» TASK DETAILS
Copy exactly, and only, the lines starting at the line with "Generate a web" and ending at the line with "const seriesNames = ['LLM105', 'CL-20', 'FOX-7', 'HMX', 'RDX'];". Leave every picture out of the copy.

» EXCERPTED RECORDS
>>>>>

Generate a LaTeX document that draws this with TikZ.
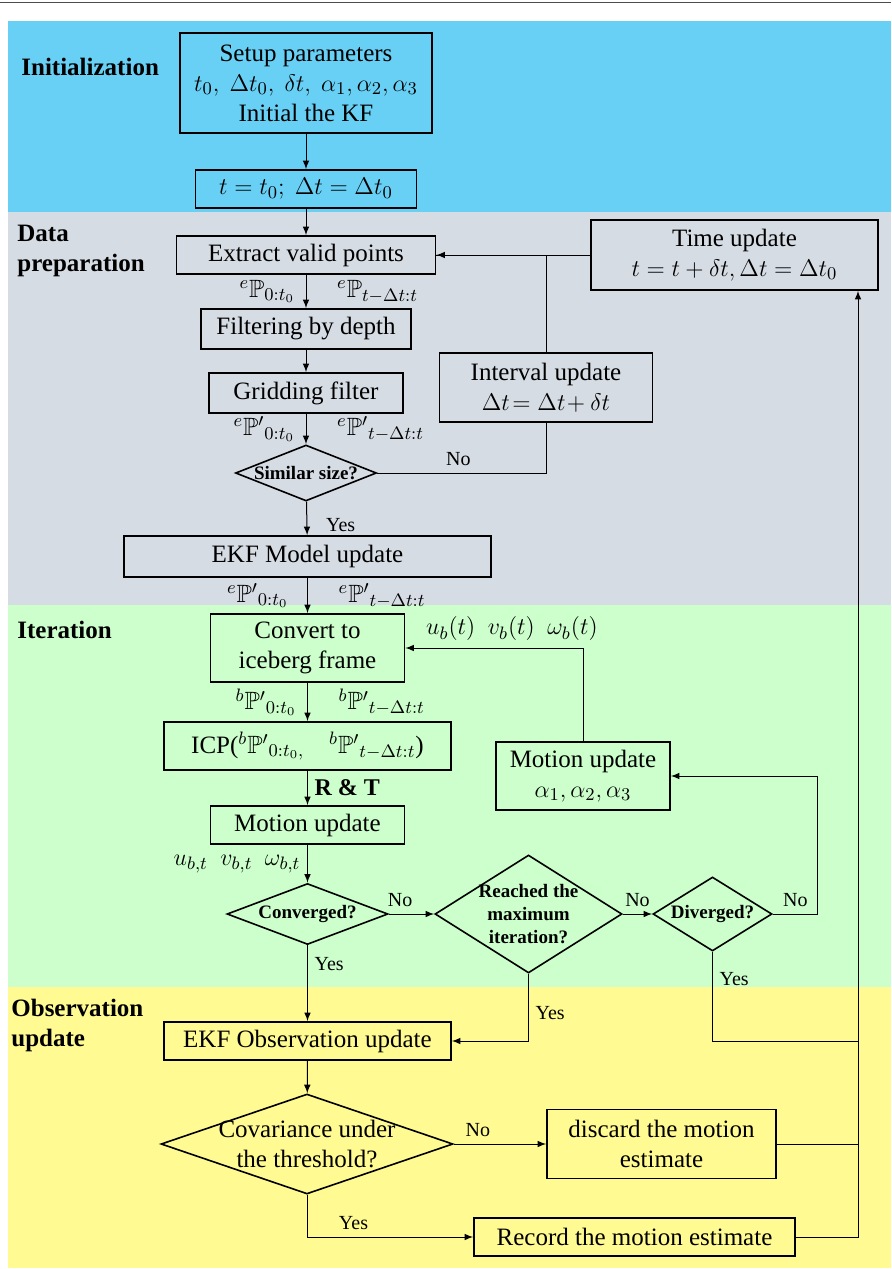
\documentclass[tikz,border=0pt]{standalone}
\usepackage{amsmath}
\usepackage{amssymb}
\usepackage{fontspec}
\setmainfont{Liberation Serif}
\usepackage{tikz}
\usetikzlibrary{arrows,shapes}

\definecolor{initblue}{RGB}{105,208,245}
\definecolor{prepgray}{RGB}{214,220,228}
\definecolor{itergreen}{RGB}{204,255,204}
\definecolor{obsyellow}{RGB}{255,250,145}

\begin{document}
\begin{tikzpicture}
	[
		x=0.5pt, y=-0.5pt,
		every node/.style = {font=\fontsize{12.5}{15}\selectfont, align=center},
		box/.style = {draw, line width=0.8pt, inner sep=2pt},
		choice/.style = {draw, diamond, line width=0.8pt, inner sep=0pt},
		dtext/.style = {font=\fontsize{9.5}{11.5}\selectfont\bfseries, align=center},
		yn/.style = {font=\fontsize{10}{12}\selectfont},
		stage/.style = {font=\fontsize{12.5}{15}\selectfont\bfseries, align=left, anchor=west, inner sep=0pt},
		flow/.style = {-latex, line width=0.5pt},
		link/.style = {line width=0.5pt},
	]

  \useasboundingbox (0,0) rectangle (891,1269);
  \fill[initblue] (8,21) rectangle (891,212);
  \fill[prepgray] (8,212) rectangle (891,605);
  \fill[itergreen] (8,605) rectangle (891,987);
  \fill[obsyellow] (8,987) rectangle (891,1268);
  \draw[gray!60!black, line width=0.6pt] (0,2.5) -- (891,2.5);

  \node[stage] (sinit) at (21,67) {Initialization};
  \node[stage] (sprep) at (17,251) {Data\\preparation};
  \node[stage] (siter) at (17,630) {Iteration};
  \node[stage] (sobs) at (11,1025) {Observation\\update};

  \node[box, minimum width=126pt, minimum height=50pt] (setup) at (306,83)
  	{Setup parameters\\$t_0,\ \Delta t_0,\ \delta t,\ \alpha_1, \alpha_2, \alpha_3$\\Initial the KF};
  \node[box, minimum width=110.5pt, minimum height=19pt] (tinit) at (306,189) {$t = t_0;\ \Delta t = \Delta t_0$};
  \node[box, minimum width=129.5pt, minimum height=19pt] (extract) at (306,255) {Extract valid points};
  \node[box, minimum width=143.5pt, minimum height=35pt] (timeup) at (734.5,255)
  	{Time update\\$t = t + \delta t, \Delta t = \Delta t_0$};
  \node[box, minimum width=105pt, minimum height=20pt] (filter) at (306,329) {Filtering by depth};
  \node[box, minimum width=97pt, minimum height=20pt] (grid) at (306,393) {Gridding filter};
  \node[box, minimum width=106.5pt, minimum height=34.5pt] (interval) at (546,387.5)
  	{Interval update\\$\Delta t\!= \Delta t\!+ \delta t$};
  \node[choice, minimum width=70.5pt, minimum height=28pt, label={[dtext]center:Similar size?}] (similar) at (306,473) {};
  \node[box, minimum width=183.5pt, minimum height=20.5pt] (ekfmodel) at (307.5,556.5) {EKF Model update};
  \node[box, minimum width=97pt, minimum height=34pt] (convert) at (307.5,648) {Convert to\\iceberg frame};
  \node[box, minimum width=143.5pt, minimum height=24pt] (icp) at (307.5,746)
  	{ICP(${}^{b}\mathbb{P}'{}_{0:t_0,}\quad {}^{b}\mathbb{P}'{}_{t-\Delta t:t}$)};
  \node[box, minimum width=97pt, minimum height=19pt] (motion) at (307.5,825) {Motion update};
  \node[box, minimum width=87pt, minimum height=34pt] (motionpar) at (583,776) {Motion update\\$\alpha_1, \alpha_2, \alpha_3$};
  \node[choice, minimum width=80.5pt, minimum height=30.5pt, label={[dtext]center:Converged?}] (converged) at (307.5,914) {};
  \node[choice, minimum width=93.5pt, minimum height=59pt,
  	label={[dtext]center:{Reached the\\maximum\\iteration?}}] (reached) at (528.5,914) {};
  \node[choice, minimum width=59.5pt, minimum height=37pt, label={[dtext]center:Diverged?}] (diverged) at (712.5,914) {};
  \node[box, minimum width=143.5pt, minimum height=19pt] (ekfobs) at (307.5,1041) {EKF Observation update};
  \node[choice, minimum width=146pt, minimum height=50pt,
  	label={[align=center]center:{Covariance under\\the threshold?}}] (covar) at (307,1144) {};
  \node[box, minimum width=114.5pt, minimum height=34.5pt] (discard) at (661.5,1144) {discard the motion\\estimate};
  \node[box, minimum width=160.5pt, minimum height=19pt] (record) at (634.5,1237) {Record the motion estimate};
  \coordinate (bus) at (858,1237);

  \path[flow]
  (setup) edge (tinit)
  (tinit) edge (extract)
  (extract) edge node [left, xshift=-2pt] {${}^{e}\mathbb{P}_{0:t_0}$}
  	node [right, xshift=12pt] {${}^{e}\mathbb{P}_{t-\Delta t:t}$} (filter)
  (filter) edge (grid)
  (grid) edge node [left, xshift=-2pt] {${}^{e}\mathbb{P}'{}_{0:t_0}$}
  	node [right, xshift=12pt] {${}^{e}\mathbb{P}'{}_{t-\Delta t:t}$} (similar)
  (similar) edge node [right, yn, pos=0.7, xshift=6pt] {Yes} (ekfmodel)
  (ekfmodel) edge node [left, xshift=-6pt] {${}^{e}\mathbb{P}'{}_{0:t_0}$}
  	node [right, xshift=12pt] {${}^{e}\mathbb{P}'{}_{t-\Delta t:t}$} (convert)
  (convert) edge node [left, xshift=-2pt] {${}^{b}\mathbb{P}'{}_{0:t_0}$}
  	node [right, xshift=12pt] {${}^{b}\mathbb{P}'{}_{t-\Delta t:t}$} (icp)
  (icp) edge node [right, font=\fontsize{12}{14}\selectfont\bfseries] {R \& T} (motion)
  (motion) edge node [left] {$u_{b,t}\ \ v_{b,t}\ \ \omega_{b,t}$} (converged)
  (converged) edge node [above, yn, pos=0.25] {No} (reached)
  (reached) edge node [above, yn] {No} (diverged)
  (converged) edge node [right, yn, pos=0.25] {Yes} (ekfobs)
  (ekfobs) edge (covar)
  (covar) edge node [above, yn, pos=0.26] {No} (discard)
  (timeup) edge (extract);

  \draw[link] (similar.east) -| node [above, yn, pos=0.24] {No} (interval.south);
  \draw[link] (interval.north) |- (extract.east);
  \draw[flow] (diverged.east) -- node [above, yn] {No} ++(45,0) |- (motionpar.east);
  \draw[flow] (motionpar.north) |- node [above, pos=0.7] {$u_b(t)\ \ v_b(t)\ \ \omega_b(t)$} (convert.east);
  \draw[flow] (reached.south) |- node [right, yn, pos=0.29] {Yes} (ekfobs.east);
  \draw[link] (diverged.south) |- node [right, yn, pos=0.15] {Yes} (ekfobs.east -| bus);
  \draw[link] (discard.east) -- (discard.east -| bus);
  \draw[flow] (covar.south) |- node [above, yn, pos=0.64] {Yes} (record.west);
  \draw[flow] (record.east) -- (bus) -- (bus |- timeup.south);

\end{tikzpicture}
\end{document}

<<<<<
>>>>>

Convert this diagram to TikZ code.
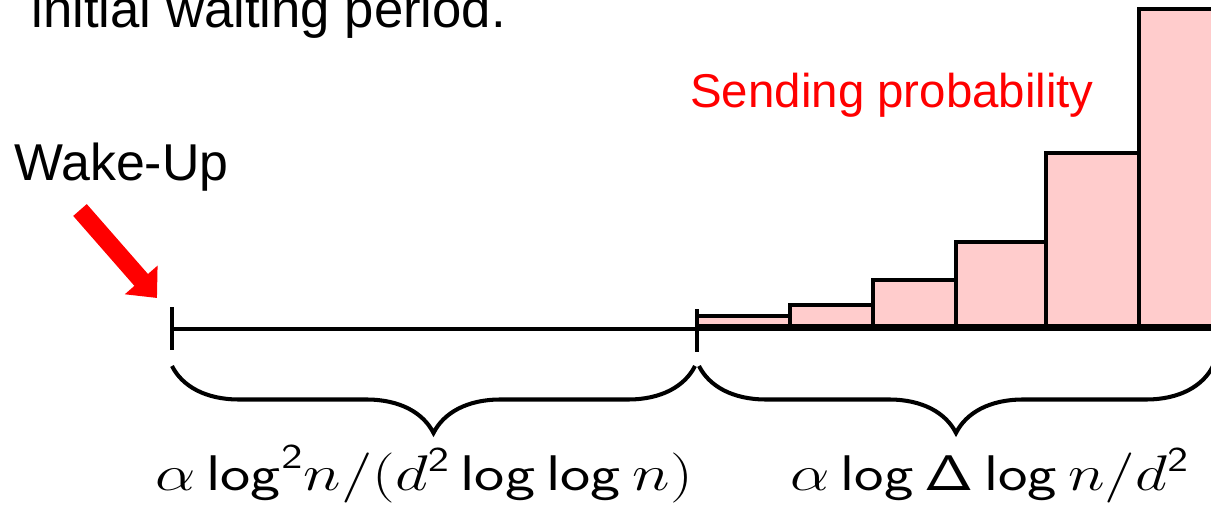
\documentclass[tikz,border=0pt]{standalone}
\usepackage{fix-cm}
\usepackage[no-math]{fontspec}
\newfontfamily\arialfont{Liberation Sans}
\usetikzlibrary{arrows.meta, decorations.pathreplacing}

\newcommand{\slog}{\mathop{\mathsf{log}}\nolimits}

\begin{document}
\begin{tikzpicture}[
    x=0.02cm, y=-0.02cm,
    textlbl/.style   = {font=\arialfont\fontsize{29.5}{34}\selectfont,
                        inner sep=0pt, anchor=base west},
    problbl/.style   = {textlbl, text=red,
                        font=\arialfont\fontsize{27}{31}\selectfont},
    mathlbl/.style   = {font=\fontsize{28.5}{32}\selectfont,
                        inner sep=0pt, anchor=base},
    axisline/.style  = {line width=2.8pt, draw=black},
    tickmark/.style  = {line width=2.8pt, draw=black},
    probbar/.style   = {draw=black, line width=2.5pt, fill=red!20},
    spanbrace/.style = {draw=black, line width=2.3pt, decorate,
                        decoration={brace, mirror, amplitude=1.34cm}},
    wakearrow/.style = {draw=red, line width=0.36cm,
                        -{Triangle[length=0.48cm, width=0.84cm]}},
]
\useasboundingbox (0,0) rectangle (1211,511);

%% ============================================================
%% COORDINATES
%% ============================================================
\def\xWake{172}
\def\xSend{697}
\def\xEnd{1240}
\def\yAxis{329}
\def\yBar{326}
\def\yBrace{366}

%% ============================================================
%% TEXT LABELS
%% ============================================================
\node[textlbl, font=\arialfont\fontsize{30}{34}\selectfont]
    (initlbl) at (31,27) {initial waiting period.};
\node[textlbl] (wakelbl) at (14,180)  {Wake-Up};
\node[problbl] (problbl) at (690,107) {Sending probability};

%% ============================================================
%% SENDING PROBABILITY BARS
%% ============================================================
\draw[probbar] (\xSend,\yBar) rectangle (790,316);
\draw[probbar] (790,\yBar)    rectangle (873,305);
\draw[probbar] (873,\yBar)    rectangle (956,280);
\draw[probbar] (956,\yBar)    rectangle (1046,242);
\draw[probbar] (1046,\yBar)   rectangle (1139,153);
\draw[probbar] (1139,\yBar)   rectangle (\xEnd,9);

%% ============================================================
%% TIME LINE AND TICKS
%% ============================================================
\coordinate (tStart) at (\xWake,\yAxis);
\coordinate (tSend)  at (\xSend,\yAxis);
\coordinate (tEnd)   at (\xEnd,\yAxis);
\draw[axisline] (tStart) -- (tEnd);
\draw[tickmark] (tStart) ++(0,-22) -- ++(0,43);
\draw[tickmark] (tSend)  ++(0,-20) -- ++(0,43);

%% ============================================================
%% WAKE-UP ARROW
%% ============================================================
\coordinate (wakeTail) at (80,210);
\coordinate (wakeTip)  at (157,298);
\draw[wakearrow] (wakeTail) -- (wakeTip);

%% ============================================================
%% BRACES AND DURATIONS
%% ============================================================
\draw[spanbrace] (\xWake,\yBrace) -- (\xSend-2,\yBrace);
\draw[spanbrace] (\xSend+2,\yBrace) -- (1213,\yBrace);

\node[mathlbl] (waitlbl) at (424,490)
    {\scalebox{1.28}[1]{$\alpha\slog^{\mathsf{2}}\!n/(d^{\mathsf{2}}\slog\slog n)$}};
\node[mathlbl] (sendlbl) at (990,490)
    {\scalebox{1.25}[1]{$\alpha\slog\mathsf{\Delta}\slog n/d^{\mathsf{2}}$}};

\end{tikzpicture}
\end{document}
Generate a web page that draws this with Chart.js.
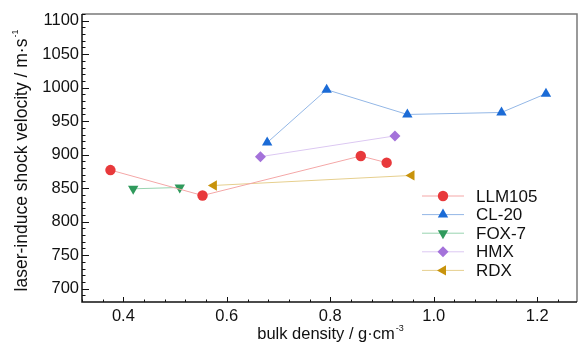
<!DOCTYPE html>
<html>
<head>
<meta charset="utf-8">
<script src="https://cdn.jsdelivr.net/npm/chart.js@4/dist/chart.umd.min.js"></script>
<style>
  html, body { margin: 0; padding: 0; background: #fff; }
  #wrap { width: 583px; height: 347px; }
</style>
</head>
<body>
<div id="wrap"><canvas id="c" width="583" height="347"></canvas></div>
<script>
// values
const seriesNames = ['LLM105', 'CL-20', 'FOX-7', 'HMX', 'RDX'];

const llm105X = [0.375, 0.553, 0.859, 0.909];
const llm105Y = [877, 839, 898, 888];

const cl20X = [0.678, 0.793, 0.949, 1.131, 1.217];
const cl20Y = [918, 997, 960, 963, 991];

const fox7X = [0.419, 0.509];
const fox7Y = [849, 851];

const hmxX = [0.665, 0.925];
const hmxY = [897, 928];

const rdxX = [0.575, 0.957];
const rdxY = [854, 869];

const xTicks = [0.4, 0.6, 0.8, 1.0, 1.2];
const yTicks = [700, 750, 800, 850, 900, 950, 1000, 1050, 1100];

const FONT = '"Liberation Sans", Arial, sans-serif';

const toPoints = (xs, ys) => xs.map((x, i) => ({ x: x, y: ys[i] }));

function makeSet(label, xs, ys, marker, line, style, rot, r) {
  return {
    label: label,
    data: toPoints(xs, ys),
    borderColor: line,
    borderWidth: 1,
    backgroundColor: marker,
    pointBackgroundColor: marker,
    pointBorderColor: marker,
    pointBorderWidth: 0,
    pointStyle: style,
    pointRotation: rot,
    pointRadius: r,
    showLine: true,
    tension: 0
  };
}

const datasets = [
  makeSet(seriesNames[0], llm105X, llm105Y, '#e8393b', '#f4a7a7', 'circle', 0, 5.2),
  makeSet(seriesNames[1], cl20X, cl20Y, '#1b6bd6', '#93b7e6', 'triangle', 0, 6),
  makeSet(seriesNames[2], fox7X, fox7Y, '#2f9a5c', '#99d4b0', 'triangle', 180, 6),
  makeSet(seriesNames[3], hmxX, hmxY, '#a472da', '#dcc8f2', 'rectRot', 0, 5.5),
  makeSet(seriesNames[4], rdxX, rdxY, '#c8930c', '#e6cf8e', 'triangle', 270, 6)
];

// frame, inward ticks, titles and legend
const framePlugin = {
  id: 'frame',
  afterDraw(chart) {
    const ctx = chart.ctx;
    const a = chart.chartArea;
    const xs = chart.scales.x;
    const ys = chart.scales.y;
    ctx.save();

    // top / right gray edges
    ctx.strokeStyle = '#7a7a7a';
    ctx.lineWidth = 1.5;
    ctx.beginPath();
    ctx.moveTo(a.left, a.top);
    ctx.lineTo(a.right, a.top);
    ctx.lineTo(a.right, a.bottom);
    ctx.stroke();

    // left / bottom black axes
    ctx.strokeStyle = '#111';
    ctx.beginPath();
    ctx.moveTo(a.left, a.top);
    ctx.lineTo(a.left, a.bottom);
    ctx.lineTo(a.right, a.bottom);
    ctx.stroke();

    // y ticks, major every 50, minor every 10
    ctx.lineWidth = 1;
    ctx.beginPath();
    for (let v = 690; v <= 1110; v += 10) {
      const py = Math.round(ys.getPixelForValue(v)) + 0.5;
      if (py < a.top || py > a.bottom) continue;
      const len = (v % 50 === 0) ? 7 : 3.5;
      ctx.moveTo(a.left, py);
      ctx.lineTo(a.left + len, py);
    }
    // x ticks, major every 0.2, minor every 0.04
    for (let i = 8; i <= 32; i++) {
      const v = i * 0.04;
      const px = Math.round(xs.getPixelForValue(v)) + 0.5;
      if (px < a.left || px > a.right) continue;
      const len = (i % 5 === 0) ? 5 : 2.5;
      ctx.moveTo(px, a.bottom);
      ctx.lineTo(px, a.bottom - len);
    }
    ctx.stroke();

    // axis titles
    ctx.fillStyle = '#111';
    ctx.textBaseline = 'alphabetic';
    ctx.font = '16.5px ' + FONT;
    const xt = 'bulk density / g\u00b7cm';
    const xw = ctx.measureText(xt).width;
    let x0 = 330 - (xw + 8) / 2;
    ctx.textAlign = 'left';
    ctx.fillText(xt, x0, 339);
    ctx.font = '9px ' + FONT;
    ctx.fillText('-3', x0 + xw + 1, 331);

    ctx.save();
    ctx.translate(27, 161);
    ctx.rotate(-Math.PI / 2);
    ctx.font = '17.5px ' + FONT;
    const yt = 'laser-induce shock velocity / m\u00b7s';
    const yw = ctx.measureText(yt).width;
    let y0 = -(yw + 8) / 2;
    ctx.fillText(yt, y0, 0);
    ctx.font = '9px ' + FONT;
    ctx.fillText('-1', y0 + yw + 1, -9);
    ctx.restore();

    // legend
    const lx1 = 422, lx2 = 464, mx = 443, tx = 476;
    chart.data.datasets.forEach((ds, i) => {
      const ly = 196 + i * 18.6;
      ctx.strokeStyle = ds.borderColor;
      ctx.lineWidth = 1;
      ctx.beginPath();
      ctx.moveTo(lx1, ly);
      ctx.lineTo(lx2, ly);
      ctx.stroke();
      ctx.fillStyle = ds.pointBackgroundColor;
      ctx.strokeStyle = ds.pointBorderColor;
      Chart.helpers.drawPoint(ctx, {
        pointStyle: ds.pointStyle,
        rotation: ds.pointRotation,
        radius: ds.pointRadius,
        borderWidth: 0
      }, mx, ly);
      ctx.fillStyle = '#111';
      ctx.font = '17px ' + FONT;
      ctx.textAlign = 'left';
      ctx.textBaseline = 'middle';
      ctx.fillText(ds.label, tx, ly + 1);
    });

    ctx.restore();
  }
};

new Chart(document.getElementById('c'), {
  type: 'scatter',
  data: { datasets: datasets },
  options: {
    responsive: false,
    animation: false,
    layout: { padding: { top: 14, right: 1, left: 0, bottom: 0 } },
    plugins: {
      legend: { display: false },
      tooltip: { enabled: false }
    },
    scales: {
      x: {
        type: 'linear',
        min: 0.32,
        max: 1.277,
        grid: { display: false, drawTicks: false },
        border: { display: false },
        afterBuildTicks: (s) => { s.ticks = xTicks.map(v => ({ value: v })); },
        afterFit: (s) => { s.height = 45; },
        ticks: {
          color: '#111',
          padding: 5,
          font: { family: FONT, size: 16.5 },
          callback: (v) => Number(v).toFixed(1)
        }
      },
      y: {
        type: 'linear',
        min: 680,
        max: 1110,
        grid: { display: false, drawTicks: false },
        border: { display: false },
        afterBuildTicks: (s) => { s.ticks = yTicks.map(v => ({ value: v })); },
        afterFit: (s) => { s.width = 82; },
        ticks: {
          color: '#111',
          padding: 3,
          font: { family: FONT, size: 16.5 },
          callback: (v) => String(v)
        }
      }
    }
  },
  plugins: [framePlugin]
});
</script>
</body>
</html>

<<<<<
>>>>>

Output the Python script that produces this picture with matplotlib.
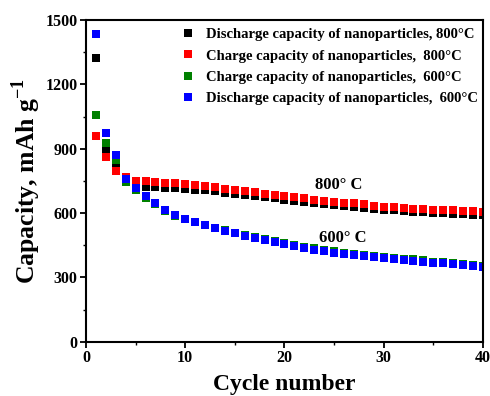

<<<<<

» THE OUTPUT
Generate a web page that draws this with Chart.js.
<!DOCTYPE html>
<html>
<head>
<meta charset="utf-8">
<script src="https://cdn.jsdelivr.net/npm/chart.js@4/dist/chart.umd.min.js"></script>
<style>
  html, body { margin: 0; padding: 0; background: #fff; }
  #wrap { width: 583px; height: 347px; }
</style>
</head>
<body>
<div id="wrap"><canvas id="c" width="583" height="347"></canvas></div>
<script>
// values
const seriesNames = ['LLM105', 'CL-20', 'FOX-7', 'HMX', 'RDX'];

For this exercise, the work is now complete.